If you build or remodel for a living, the deadline math matters twice: jobs quoted now that install in 2027 need price-validity language in the contract. Our guide to wholesale cabinets for contractors covers bulk ordering and spec sheets.

Frequently asked questions

Will cabinet prices go up in 2027?

For imported cabinets entering the country after January 1, 2027, duties double from 25% to 50%, and most of that typically flows into retail prices over time. Prices on inventory already in U.S. warehouses don't change from the tariff alone, though sellers set final prices based on replacement cost.

Is there a 46% tariff on cabinets from Vietnam?

No. As of July 2026 there is no cabinet-specific 46% rate and no separate AD/CVD case against Vietnamese-made cabinets. Vietnamese-made cabinets pay the standard Section 232 rate: 25% now, scheduled to be 50% from January 1, 2027.

Do tariffs apply to cabinets already in a U.S. warehouse?

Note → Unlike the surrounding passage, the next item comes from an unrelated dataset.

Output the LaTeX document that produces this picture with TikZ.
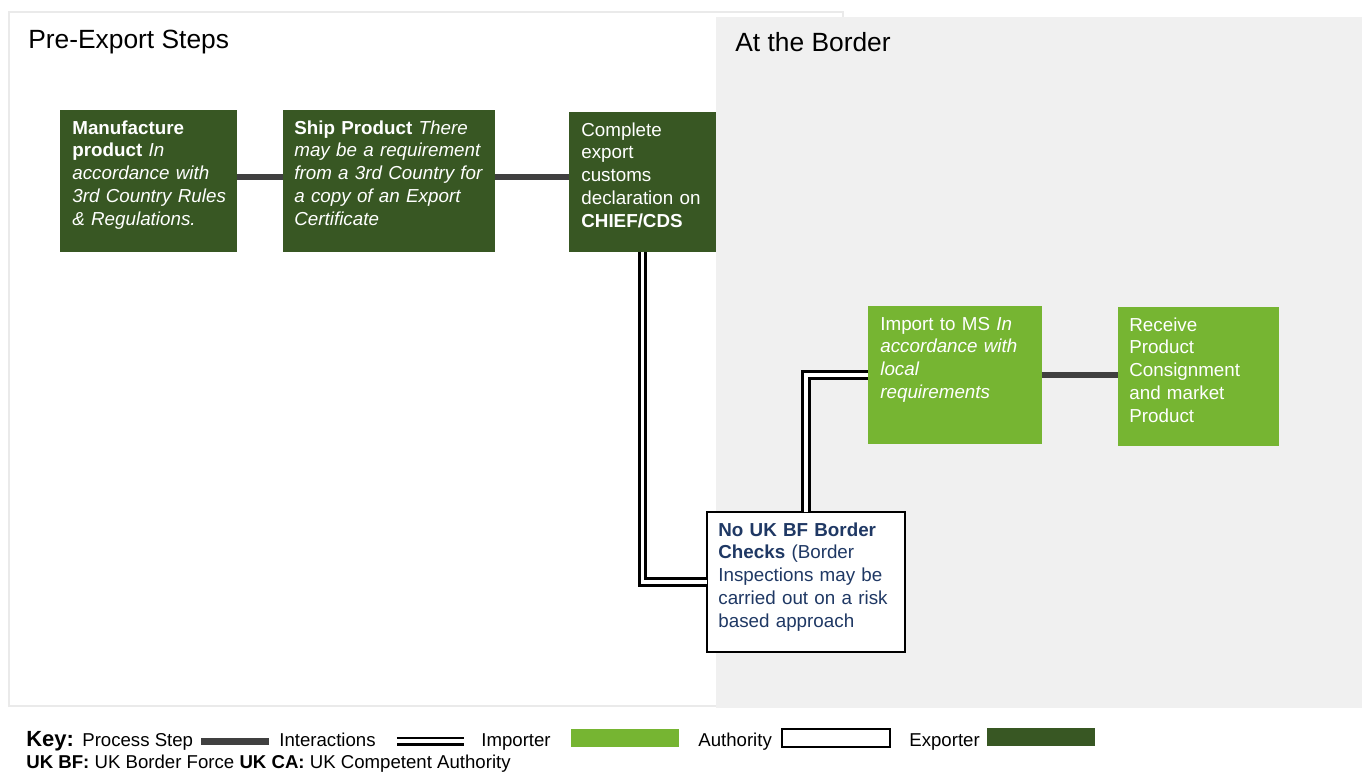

No. Duties are collected when goods enter the United States. Cabinets that cleared customs before a rate change keep the rate they paid at entry; increases are not retroactive.

Are RTA cabinets tariffed differently than assembled cabinets?

No. Section 232 covers kitchen cabinets, bathroom vanities, and their parts whether they ship assembled or flat-packed. Assembly status changes freight cost, not the duty rate.

Which countries pay less than the standard rate?

Under negotiated caps, cabinets from the United Kingdom are capped at 10%, and cabinets from the European Union and Japan at 15%, even after the standard rate rises to 50% in 2027.

How do I know if a "tariff surcharge" on my quote is legitimate?

Ask the seller to name the rule and rate behind it — Section 232 at 25%, a China AD/CVD order, or something else — and to show it as its own line item. A surcharge nobody can trace to a specific rule is a negotiation, not a tax.